In an interview, Zelenskiy told Reuters he had proposed the
arrangement to the United Nations, which has suggested resuming
Russian ammonia across Ukraine to ease a global shortage of
fertiliser.
"I am against supplying ammonia from the Russian Federation
through our territory. I would only do it in exchange for our
prisoners. This is what I offered the UN," he said in an
interview at his presidential office.
Kremlin spokesman Dmitry Peskov dismissed the idea, TASS news
agency reported. "Are people and ammonia the same thing?" it
cited him as saying.
The United Nations has proposed that ammonia gas owned by
Russian fertiliser producer Uralchem be pumped by pipeline to
the Ukrainian border, where it would be bought by the U.S.-based
commodities trader Trammo.
The pipeline is designed to pump up to 2.5 million tonnes of
ammonia per year from Russia's Volga region to Ukraine's Black
Sea port of Pivdennyi, known as Yuzhny in Russian, near Odesa.
It was shut down after Russia sent its troops into Ukraine on
Feb. 24.
Zelenskiy said that hundreds of Russian troops had been captured
during Ukraine's lightning counteroffensive in northeast
Ukraine's Kharkiv region.
He said, however, that Russia was holding more Ukrainian
soldiers in custody than Ukraine had Russian POWs.

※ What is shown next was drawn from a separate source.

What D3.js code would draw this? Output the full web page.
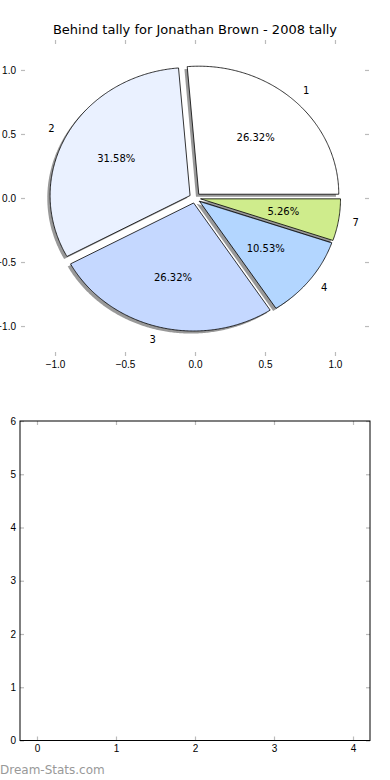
<!DOCTYPE html>
<html>
<head>
<meta charset="utf-8">
<script src="https://cdn.jsdelivr.net/npm/d3@7"></script>
<style>
  body { margin: 0; background: #fff; }
  svg { display: block; font-family: "DejaVu Sans", sans-serif; }
  .tick line { stroke: #bbb; stroke-width: 1.2; }
  .tick text { fill: #000; font-size: 10px; }
</style>
</head>
<body>
<div id="screen"></div>
<script>
// data
var title      = 'Behind tally for Jonathan Brown - 2008 tally',
    categories = ['1', '2', '3', '4', '7'],
    counts     = [5, 6, 5, 2, 1],
    colors     = ['#ffffff', '#eaf1ff', '#c5d8ff', '#b3d6ff', '#cfec8c'],
    pieTicks   = [-1, -0.5, 0, 0.5, 1],
    barXTicks  = [0, 1, 2, 3, 4],
    barYTicks  = [0, 1, 2, 3, 4, 5, 6];

var explode = 0.04, shadowOff = 0.02;

var svg = d3.select('#screen')
            .append('svg')
            .attr('width', 390)
            .attr('height', 780);

// ---- pie panel (axes frame hidden, ticks kept) ----
var px = d3.scaleLinear().domain([-1.243, 1.243]).range([21, 369]),
    py = d3.scaleLinear().domain([-1.234, 1.234]).range([356, 40]);

svg.append('text')
   .attr('x', 195).attr('y', 34)
   .attr('text-anchor', 'middle')
   .style('font-size', '13px')
   .text(title);

function tickAxis(g, axis) {
  g.call(axis);
  g.select('.domain').remove();
}

svg.append('g').attr('transform', 'translate(0,356)')
   .call(tickAxis, d3.axisBottom(px).tickValues(pieTicks).tickFormat(d3.format('.1f')).tickSize(-4).tickPadding(5));
svg.append('g').attr('transform', 'translate(0,40)')
   .call(tickAxis, d3.axisTop(px).tickValues(pieTicks).tickFormat('').tickSize(-4));
svg.append('g').attr('transform', 'translate(21,0)')
   .call(tickAxis, d3.axisLeft(py).tickValues(pieTicks).tickFormat(d3.format('.1f')).tickSize(-4).tickPadding(5));
svg.append('g').attr('transform', 'translate(369,0)')
   .call(tickAxis, d3.axisRight(py).tickValues(pieTicks).tickFormat('').tickSize(-4));

var total = d3.sum(counts);
var arcs = d3.pie().sort(null).startAngle(0).endAngle(2 * Math.PI)(counts);

// wedge outline in data coords, angles counter-clockwise from east
function wedge(a, cx, cy) {
  var pts = [[cx, cy]],
      n = Math.max(2, Math.ceil((a.endAngle - a.startAngle) / 0.01));
  for (var i = 0; i <= n; i++) {
    var t = a.startAngle + (a.endAngle - a.startAngle) * i / n;
    pts.push([cx + Math.cos(t), cy + Math.sin(t)]);
  }
  return d3.line().x(function(p) { return px(p[0]); })
                  .y(function(p) { return py(p[1]); })(pts) + 'Z';
}

var pieG = svg.append('g');
arcs.forEach(function(a, i) {
  var mid = (a.startAngle + a.endAngle) / 2,
      cx = explode * Math.cos(mid),
      cy = explode * Math.sin(mid);

  pieG.append('path')
      .attr('d', wedge(a, cx - shadowOff, cy - shadowOff))
      .attr('fill', '#000')
      .attr('fill-opacity', 0.4);

  pieG.append('path')
      .attr('d', wedge(a, cx, cy))
      .attr('fill', colors[i])
      .attr('stroke', '#000')
      .attr('stroke-width', 0.8)
      .attr('stroke-linejoin', 'round');

  var lx = cx + 1.1 * Math.cos(mid), ly = cy + 1.1 * Math.sin(mid);
  pieG.append('text')
      .attr('x', px(lx)).attr('y', py(ly))
      .attr('dy', '0.35em')
      .attr('text-anchor', lx > 0 ? 'start' : 'end')
      .style('font-size', '10px')
      .text(categories[i]);

  pieG.append('text')
      .attr('x', px(cx + 0.6 * Math.cos(mid))).attr('y', py(cy + 0.6 * Math.sin(mid)))
      .attr('dy', '0.35em')
      .attr('text-anchor', 'middle')
      .style('font-size', '10px')
      .text(d3.format('.2f')(counts[i] / total * 100) + '%');
});

// ---- empty lower panel ----
var bx = d3.scaleLinear().domain([-0.215, 4.215]).range([20, 370]),
    by = d3.scaleLinear().domain([0, 6]).range([740.5, 421]);

svg.append('g').attr('transform', 'translate(0,740.5)')
   .call(tickAxis, d3.axisBottom(bx).tickValues(barXTicks).tickFormat(d3.format('d')).tickSize(-4).tickPadding(4));
svg.append('g').attr('transform', 'translate(0,421)')
   .call(tickAxis, d3.axisTop(bx).tickValues(barXTicks).tickFormat('').tickSize(-4));
svg.append('g').attr('transform', 'translate(20,0)')
   .call(tickAxis, d3.axisLeft(by).tickValues(barYTicks).tickFormat(d3.format('d')).tickSize(-4).tickPadding(4));
svg.append('g').attr('transform', 'translate(370,0)')
   .call(tickAxis, d3.axisRight(by).tickValues(barYTicks).tickFormat('').tickSize(-4));

svg.append('rect')
   .attr('x', bx.range()[0]).attr('y', by.range()[1])
   .attr('width', bx.range()[1] - bx.range()[0])
   .attr('height', by.range()[0] - by.range()[1])
   .attr('fill', 'none')
   .attr('stroke', '#000')
   .attr('stroke-width', 1);

svg.append('text')
   .attr('x', 0).attr('y', 774)
   .style('font-size', '12px')
   .attr('fill', '#999')
   .text('Dream-Stats.com');
</script>
</body>
</html>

The fate of Ukrainian soldiers held by Russia, and in particular
those captured after holding out for months in the Azovstal
steelworks in the besieged city of Mariupol, is a highly
sensitive issue in Ukraine.
Some of their relatives were huddled on Friday outside the
government district in Kyiv where Zelenskiy's office is located,
holding signs saying "Bring the Azovstal Heroes Home".